The Scottish Environment Protection Agency (Sepa) and Belhelvie Community Council have also registered their opposition.

Meanwhile opponents of the development last night warned the authority would be viewed as a “laughing stock” if the scheme ultimately goes ahead.

David Milne, an outspoken critic of the Trump Organisation since before the golf course was built, said: “I would say this is a developer being given special treatment.

“The council will make a laughing stock of itself, local planning rules, national planning rules and European guidelines is allowed to go ahead.

“They appear to be doing everything they can to grant permission to a developer which has not complied with the conditions which were applied to the original application, which has now expired.”

And East Garioch councillor Martin Ford – who used his casting vote to reject the original golf course plan in 2007 before the decision was overturned by the Scottish Government – claimed the original planning consent was being used as a “Trojan horse” to pass these latest proposals.

“It is clear nothing resembling the original resort proposal will ever be built. But the 2008 planning consent is now being used a Trojan horse – just to establish the principle of development – in the hope of persuading Aberdeenshire Council to accept a large housing scheme in a location that would never normally be considered for housing.

“When Mr Trump was promoting his 2006 planning application for a golf resort at Menie, numerous claims were made of investment and job creation on an enormous scale.

“In fact, 10 years after the outline permission was granted, very little of the proposed development has been built and actual investment and employment are a tiny fraction of what was promised.

“Effectively, people were conned. We know that now. So there is no reason to believe Trump claims about the current housing application and Aberdeenshire Council will look ridiculous if it falls for the Trump sales pitch a second time.”

In the report, director of infrastructure services Stephen Archer argues it would “acceptable” for Formartine area committee to approve the project as the outstanding objections can be addressed.

He states: “The consultees have clarified that the outstanding requirements could be addressed and for this reason, the planning service consider it
acceptable in these circumstances to allow these matters to be delegated to
enable the applicant to provide all the required information.

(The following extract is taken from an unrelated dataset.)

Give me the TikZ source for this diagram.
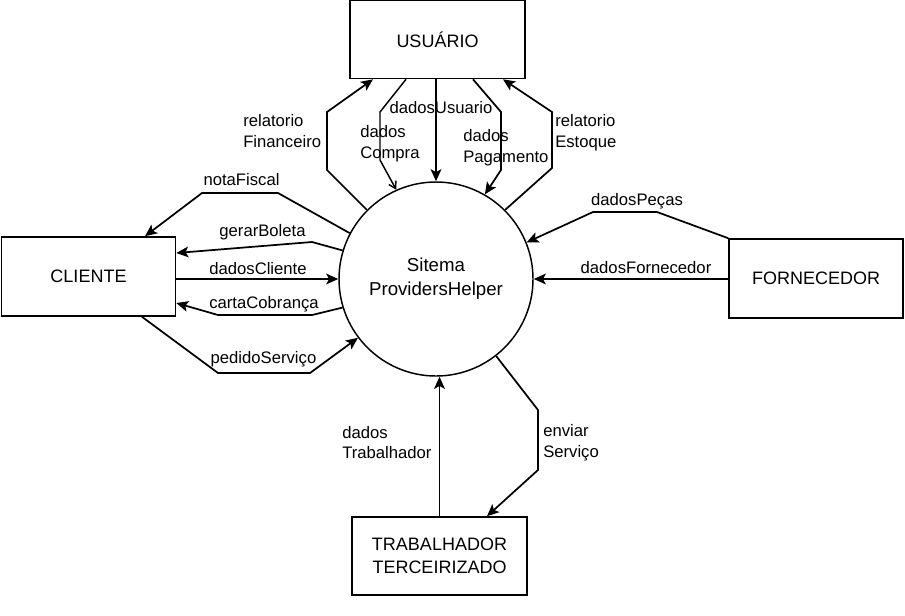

“Should these matters not be addressed within a reasonable timescale, the planning service would refer this application back to full council.”

Decision on Trump Estate housing plans delayed

Trump International previously threatened to walk away if the scheme was rejected.

A spokeswoman said: “We are pleased with the council’s recommendation. This is a major investment opportunity for the north-east and we remain committed to delivering the next phase of development on our world-class golf resort.”

A final decision will be taken by full council later this year.